France's role in Algeria, in particular, has remained a very sensitive topic. The North African country was first colonised in 1830 and then integrated into French national territory. When Algeria reclaimed its independence, a brutal war broke out that claimed hundreds of thousands of lives, mostly on the Algerian side, which eventually led to the end of French rule in 1962.

Admission of 'historic crime'

At around the same time, France was forced to relinquish control of its other colonies as well, mostly due to the success of independence movements. Some oversea territories, however, still remain. And the country has kept its economic, political and military influence in its former colonies, mainly on the African continent, for example by supporting authoritarian leaders to defend its interests.  

Current French President Emmanuel Macron has, more than any other head of state before him, acknowledged his country's colonial past as a "historic crime". He vowed to give back stolen artefacts and set up commissions looking into France's role in Algeria and during the genocide in Rwanda.

France's history with Algeria is particularly fraught (image: AFP/Getty Images)
Franco-Algerian relations a highly sensitive topic: the North African country was first colonised in 1830 and then integrated into French national territory. When Algeria reclaimed its independence, a brutal war broke out that claimed hundreds of thousands of lives, mostly on the Algerian side, which eventually led to the end of French rule in 1962

For critics like Crystal Fleming that doesn't go far enough. France, many say, should assume full responsibility for past errors, especially when it comes to acknowledging crimes committed during colonial rule. Yet Macron has stated that he does not intend to "ask for forgiveness" over his country's role in Algeria "as it would break all bonds". 

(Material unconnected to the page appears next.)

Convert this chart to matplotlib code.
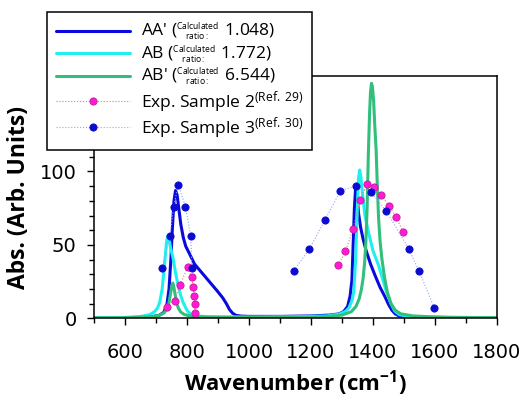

Elements of French society and schoolbooks have long argued that colonialism had its positive aspects. In 2017, far-right politician Marine Le Pen said French colonisation "gave a lot" to former colonies. The fact that Le Pen made it into the run-off elections in 2017 and 2022 and has a chance to become France's next president shows how widespread this thinking still is. 

Cultivating a non-racist image

At the same time, "the French government continues to portray itself as non-racist", says Fleming. In fact, France has long portrayed itself as "colourblind", meaning it collects no census or other data on the race of its citizens. 

This, however, is not what many people of migrant descent, like those who are now protesting, are experiencing. "There is a problem of systematic racism in the French police," said Rokhaya Diallo, an author and one of France's best-known racial equality activists. The French government has repeatedly denied that accusation. 

According to a study by the country's human rights ombudsman, young men who are perceived as Black or Arab are 20 times more likely to be stopped by French police. And many of those young men trace their roots back to former French colonies and live in the so-called banlieues, the suburbs of big cities like Paris, Marseille or Lyon. 

 

These banlieues, as author Johny Pitts wrote in his book "Afropean – Notes from Black Europe", were actually a side effect of the creation of the Paris so many love and cherish nowadays. In the mid-19th century, funded mainly by colonial riches from Africa, Napoleon III commissioned city planner Georges-Eugene Haussmann to create a new Paris with wider streets and a better sewage system. 

Those with smaller budgets were pushed to the outskirts. After World War II, high-rise buildings were constructed in response to economic growth that encouraged migration. 

Historically, these banlieues have been neglected by the French government. In 2005, during his term as interior minister, former president Nicolas Sarkozy suggested cleaning the suburbs with a high-pressure cleaner.  Since then, programmes have been initiated, talks held, but not much has changed.

A resident of Nanterre, where Nahel was killed, told DW’s Paris correspondent Sonia Phalnikar that the French government created "this situation of deprivation", adding "I know poverty and misery. And it seems we can't get rid of it."